Juliette Binoche présidera le Jury du 78e Festival de Cannes, quarante ans après sa première apparition sur La Croisette. Actrice au parcours singulier, elle a su imposer son regard sur le monde à travers une carrière marquée par des choix audacieux et une volonté de traverser les frontières du cinéma. Sa présence constante dans le paysage cinématographique international atteste d’une trajectoire marquée par des rencontres et une curiosité artistique inépuisable.
En succédant à Greta Gerwig, elle devient la deuxième femme à prendre le relais d’une autre artiste dans ce rôle. Consciente de la responsabilité qui lui incombe, elle déclare : « J’attends avec impatience le partage de ces moments de vie avec les membres du Jury et le public. En 1985, je montais les Marches pour la première fois avec l’enthousiasme et l’incertitude d’une jeune actrice ; je n’imaginais pas revenir 40 ans après dans ce rôle honorifique de Présidente du Jury. J’en pèse le privilège, la responsabilité et la nécessité absolue d’humilité. »
Depuis ses débuts dans Rendez-vous d’André Téchiné, présenté à Cannes en 1985, elle a construit une filmographie riche et diversifiée, travaillant avec des réalisateurs aussi variés que Michael Haneke, David Cronenberg, Olivier Assayas, Naomi Kawase, Hou Hsiao-hsien, Hirokazu Kore-eda, Krzysztof Kieślowski ou encore Abbas Kiarostami.
Son rôle dans Copie conforme de Kiarostami, qui lui vaut le Prix d’interprétation féminine en 2010, illustre cette volonté de faire du cinéma un lieu de rencontre des cultures et des sensibilités. Dans ce film, tourné en Italie, elle incarne une femme dont l’identité se métamorphose au fil des dialogues, brouillant les repères entre réalité et illusion. Pour elle, l’essence du jeu repose sur l’émotion et la vérité de l’instant.
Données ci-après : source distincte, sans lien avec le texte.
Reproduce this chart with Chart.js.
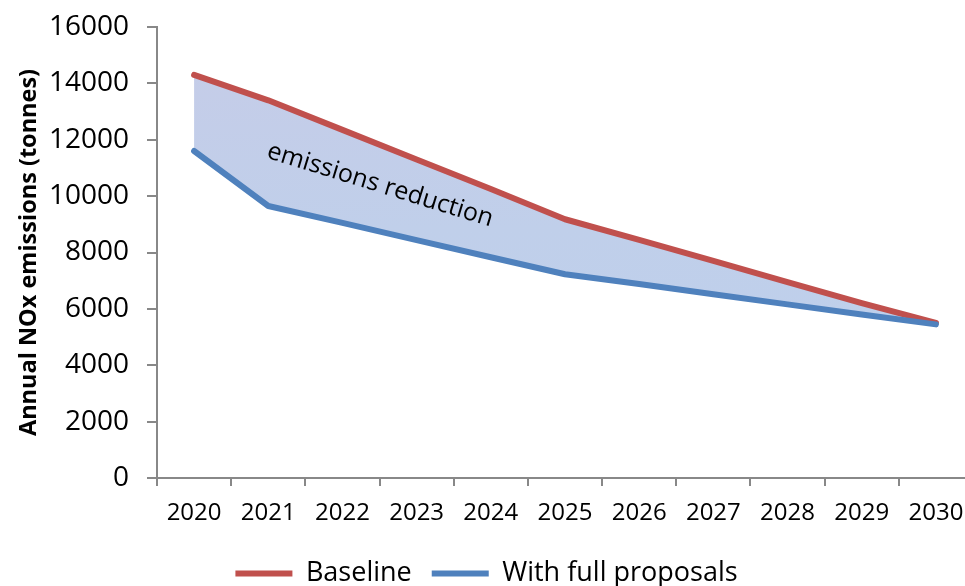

Louis Malle disait d’elle : « Il y a une histoire d’amour entre elle et la caméra, une intensité stupéfiante. »
Son talent a été salué à de nombreuses reprises : elle a remporté un Oscar pour Le Patient anglais en 1997, un BAFTA et un Screen Actors Guild Award pour le même film, un César pour Trois couleurs : Bleu de Krzysztof Kieślowski, ainsi que des prix d’interprétation à Cannes, Berlin et Venise. Elle est la première des deux seules actrices (avec Juliana Moore) à avoir remporté les prix d’interprétation dans les trois plus grands festivals européens. Elle a aussi reçu le Donostia Award à Saint-Sébastien pour l’ensemble de sa carrière et l’European Film Award pour L’Heure d’été.
Au fil des décennies, elle a su alterner films d’auteur et productions plus accessibles, se laissant guider par le désir plutôt que par les règles du marché. Chez Bruno Dumont, elle passe du drame épuré Camille Claudel 1915 (2013) à la comédie burlesque Ma Loute (2016), prouvant sa capacité à embrasser des registres contrastés.
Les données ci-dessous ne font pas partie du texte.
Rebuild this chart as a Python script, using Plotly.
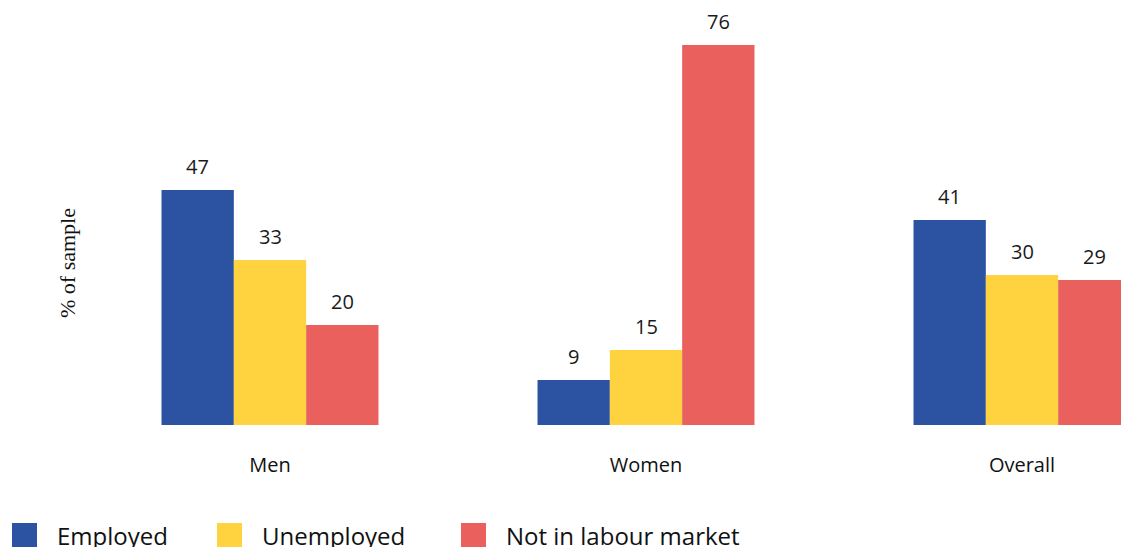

Toujours en quête de nouveaux territoires artistiques, elle explore le théâtre avec Ivo van Hove, la danse avec Akram Khan, la musique aux côtés d’Alexandre Tharaud, et la peinture. Son engagement dans ces disciplines parallèles ne fait que renforcer son rapport sensoriel au jeu, nourrissant chacune de ses performances d’une intensité singulière.
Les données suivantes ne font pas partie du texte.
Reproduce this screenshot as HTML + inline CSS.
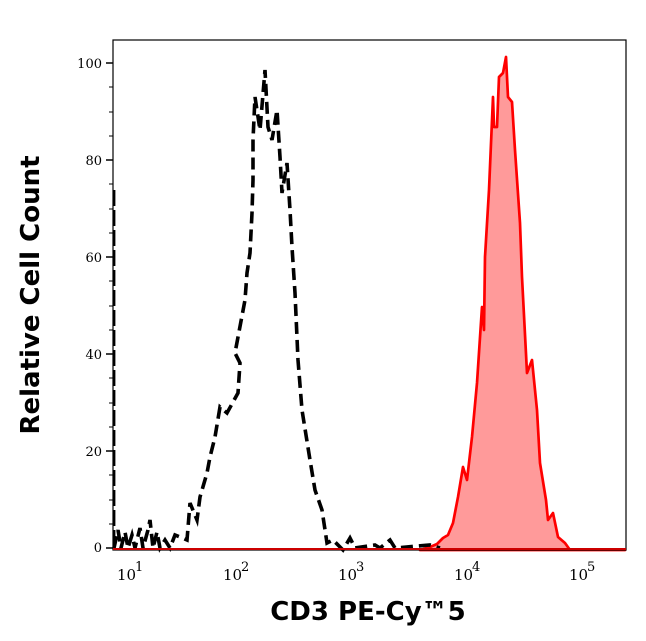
<!DOCTYPE html>
<html><head><meta charset="utf-8"><style>
html,body{margin:0;padding:0;background:#fff;}
svg{display:block;}
</style></head><body>
<svg width="646" height="641" viewBox="0 0 646 641" xmlns="http://www.w3.org/2000/svg">
<path d="M420,550 L430,547 L437,544 L443,538 L448,535 L453,523 L458,497 L463,467 L467,480 L472,437 L477,383 L482,307 L484,330 L485,257 L489,190 L493,97 L494,127 L497,127 L499,77 L503,73 L506,57 L508,97 L512,102 L515,150 L520,223 L522,277 L527,373 L532,360 L537,410 L540,463 L546,500 L548,520 L553,513 L558,537 L565,543 L570,550 L625,550 Z" fill="#ff9a9a" stroke="#ff0000" stroke-width="2.7" stroke-linejoin="round"/>
<path d="M114,548 L118,530 L121,548 L125,532 L128,548 L132,535 L135,548 L140,528 L143,548 L148,530 L150,520 L153,548 L157,532 L160,548 L165,540 L170,548 L175,535 L180,537 L187,540 L190,503 L197,520 L200,497 L207,473 L210,457 L215,437 L220,407 L227,413 L238,393 L240,363 L235,353 L245,300 L247,273 L250,253 L252,213 L253,180 L253,140 L255,97 L260,130 L265,70 L268,127 L272,140 L277,110 L280,157 L282,193 L287,163 L290,210 L292,247 L295,293 L298,360 L302,410 L310,460 L315,490 L322,510 L327,543 L333,540 L343,550 L350,538 L355,548 L375,545 L380,548 L390,540 L395,548 L430,545 L440,548" fill="none" stroke="#000" stroke-width="3.6" stroke-dasharray="12,6"/>
<line x1="114" y1="190" x2="114" y2="548" stroke="#000" stroke-width="2.8" stroke-dasharray="16,4"/>
<rect x="113" y="40" width="513" height="510" fill="none" stroke="#000" stroke-width="1.2"/>
<line x1="113" y1="549" x2="626" y2="549" stroke="#cc0000" stroke-width="2"/>
<g stroke="#000" stroke-width="1.5">
<line x1="106" y1="63" x2="113" y2="63"/><line x1="106" y1="160" x2="113" y2="160"/><line x1="106" y1="257" x2="113" y2="257"/><line x1="106" y1="354" x2="113" y2="354"/><line x1="106" y1="451" x2="113" y2="451"/><line x1="106" y1="548" x2="113" y2="548"/>
</g>
<g stroke="#000" stroke-width="1">
<line x1="109" y1="87" x2="113" y2="87"/><line x1="109" y1="112" x2="113" y2="112"/><line x1="109" y1="136" x2="113" y2="136"/>
<line x1="109" y1="184" x2="113" y2="184"/><line x1="109" y1="209" x2="113" y2="209"/><line x1="109" y1="233" x2="113" y2="233"/>
<line x1="109" y1="281" x2="113" y2="281"/><line x1="109" y1="306" x2="113" y2="306"/><line x1="109" y1="330" x2="113" y2="330"/>
<line x1="109" y1="378" x2="113" y2="378"/><line x1="109" y1="403" x2="113" y2="403"/><line x1="109" y1="427" x2="113" y2="427"/>
<line x1="109" y1="475" x2="113" y2="475"/><line x1="109" y1="500" x2="113" y2="500"/><line x1="109" y1="524" x2="113" y2="524"/>
</g>
<g font-family="DejaVu Serif, serif" font-size="13" text-anchor="end" fill="#000">
<text x="102" y="68">100</text><text x="102" y="165">80</text><text x="102" y="262">60</text><text x="102" y="359">40</text><text x="102" y="456">20</text><text x="102" y="552">0</text>
</g>
<g stroke="#000" stroke-width="1.5" id="xt"></g>
<g font-family="DejaVu Serif, serif" font-size="15" fill="#000">
<text x="117" y="580">10</text><text x="135" y="571" font-size="13">1</text>
<text x="223" y="580">10</text><text x="241" y="571" font-size="13">2</text>
<text x="338" y="580">10</text><text x="356" y="571" font-size="13">3</text>
<text x="454" y="580">10</text><text x="472" y="571" font-size="13">4</text>
<text x="569" y="580">10</text><text x="587" y="571" font-size="13">5</text>
</g>
<text x="368" y="620" font-family="DejaVu Sans, sans-serif" font-weight="bold" font-size="26" text-anchor="middle">CD3 PE-Cy™5</text>
<text transform="translate(39,295) rotate(-90)" font-family="DejaVu Sans, sans-serif" font-weight="bold" font-size="26" text-anchor="middle">Relative Cell Count</text>
<script>
var g=document.getElementById('xt'),s='';
var x0=113.5,d=115.5;
for(var k=0;k<5;k++){for(var m=1;m<10;m++){var x=x0+d*(k+Math.log10(m));if(x>626)break;var L=(m==1)?7:4;
s+='<line x1="'+x.toFixed(1)+'" y1="550" x2="'+x.toFixed(1)+'" y2="'+(550+L)+'"/>';}}
g.innerHTML=s;
</script>
</svg>
</body></html>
Engagée sur de nombreux fronts, elle défend les droits des sans-papiers, les libertés en Iran – elle avait déjà protesté à Cannes contre l’emprisonnement de Jafar Panahi – et s’exprime régulièrement sur les violences faites aux femmes. En partageant publiquement ses propres expériences dans le milieu du cinéma, elle contribue à faire évoluer les mentalités et à libérer la parole des jeunes actrices. Elle met aussi en garde contre les dangers écologiques, utilisant sa notoriété pour alerter l’opinion sur l’urgence climatique.
En parallèle, Juliette Binoche a récemment été nommée Présidente de l’Académie européenne du cinéma, une institution qui promeut le cinéma du continent à l’international et récompense les films les plus marquants de l’année. Cette nouvelle responsabilité s’inscrit dans son engagement de toujours pour un cinéma ouvert et accessible à tous.
Son parcours rappelle celui d’Olivia de Havilland, qui, en 1965, fut la première femme présidente du Jury du Festival. Soixante ans plus tard, Juliette Binoche perpétue cet héritage, affirmant à son tour l’importance d’une voix libre et engagée au sein du cinéma mondial. Dans un paysage cinématographique en constante mutation, son rôle de présidente du Jury 2025 s’inscrit dans une continuité, tout en portant une vision ouverte, curieuse et engagée sur le monde contemporain.
La 78ème édition du Festival de Cannes se déroulera du mardi 13 au samedi 24 mai 2025.